Comme une soudaine paix entre les jeux singuliers et pluriels des instruments pour la première place, la Toccata de la Partita n° 6 pour clavecin en mi mineur BWV 830, par Elisabeth Joyé, est une claire page, une rayonnante plage de fraîcheur, avec son halo irisé, fine poussière lumineuse harmonique au-dessus d’un ruisseau, ou du ruissellement d’une lumineuse cascade traversée d’un rayon de soleil.
Comme on dégusterait non une lavasse dénaturée par la latitude mais un vrai café stretto 100% Arabica, c’est un Bach pur, bien servi, service compris, on en reprendrait une tournée sans craindre l’insomnie. En somme (non addition) un disque émouvant comme un café, un bar, un lieu de rencontre chaleureux, collectif et amical qui ne connaîtrait pas les affres solitaires du confinement.

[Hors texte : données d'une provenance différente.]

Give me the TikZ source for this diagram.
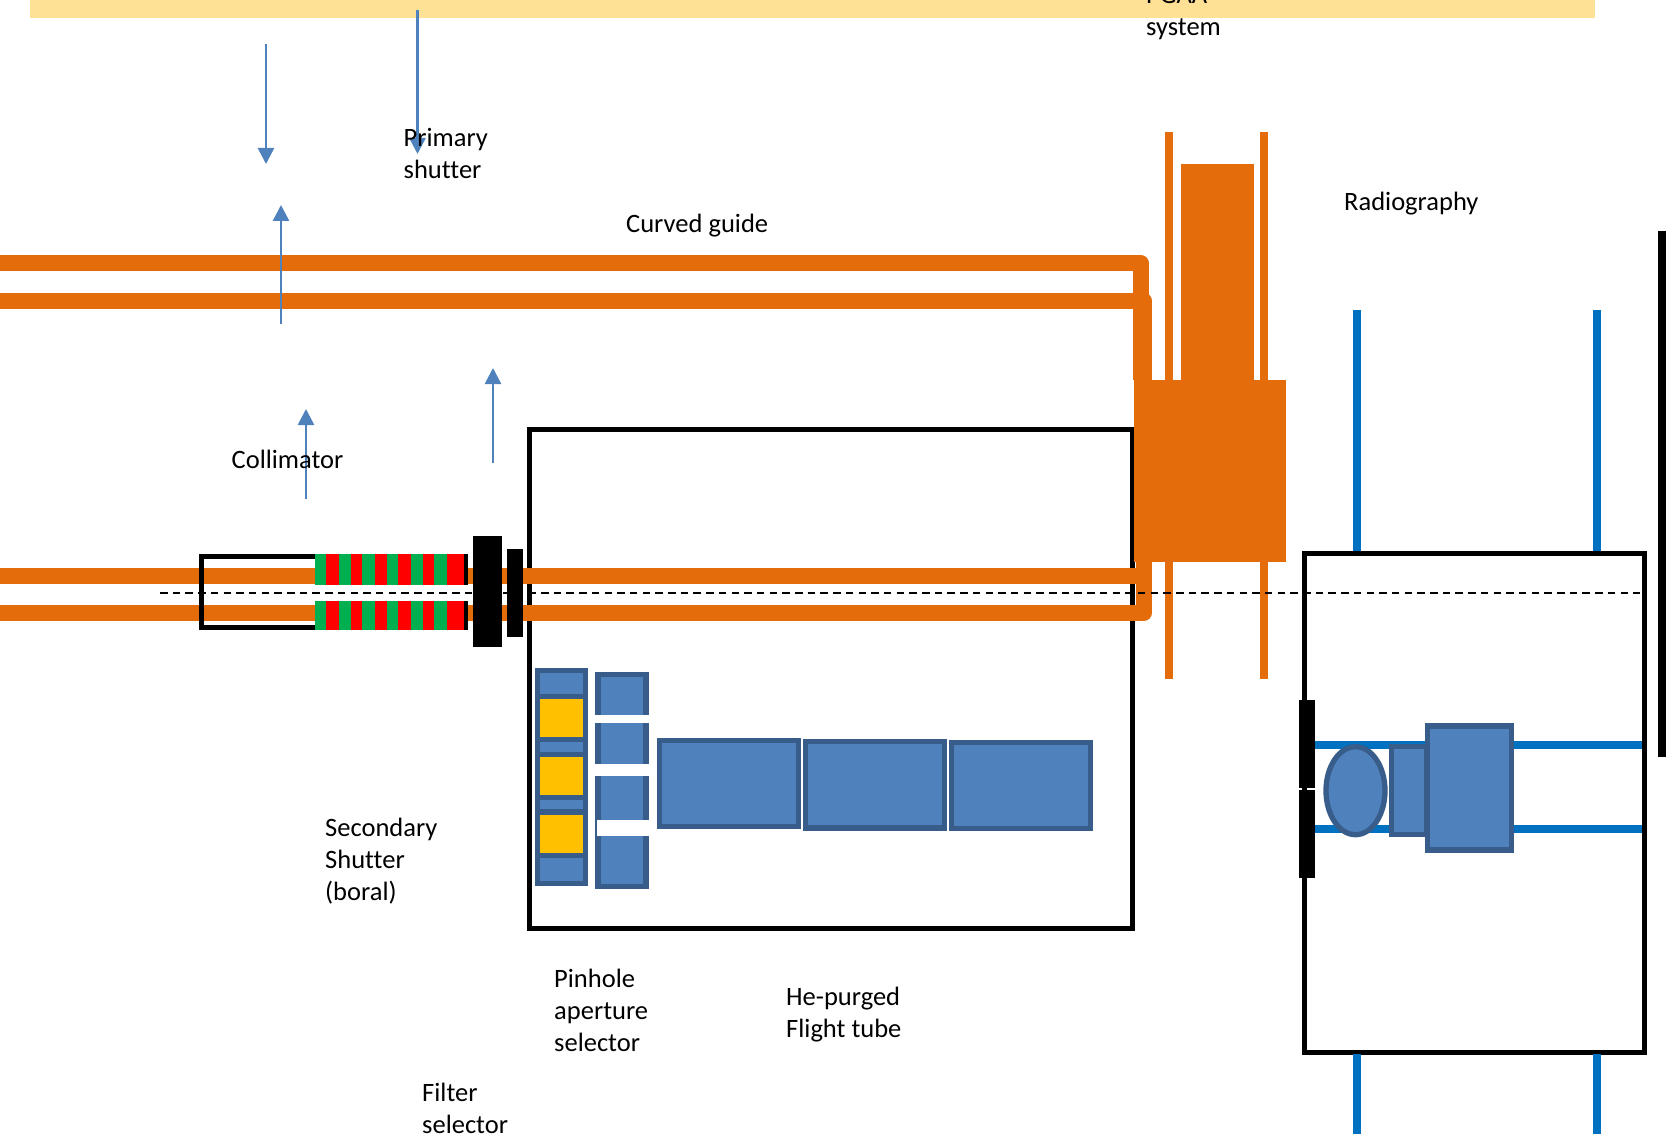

Ensemble Café Miry, Flauto Accompagnato. Johann Sebastian Bach (1685-1750) 1 CD Éditions Hortus : Sonate pour flûte traversière et basse continue en mi mineur BWV 1034 ; Sonates en trio en sol majeur BWV 1039 et BWV 1038 ; Sonate pour flûte et clavecin en si mineur BWV 1030 ; Toccata de la Partita n° 6 pour clavecin en mi mineur BWV 830.
Ensemble Café Miry : Elisabeth Joyé, clavecin, Romina Lischka, viole de gambe, Dirk Vandaele, violon, Toshiyuki Shibata, traverso, Patrick Beuckels, traverso et direction.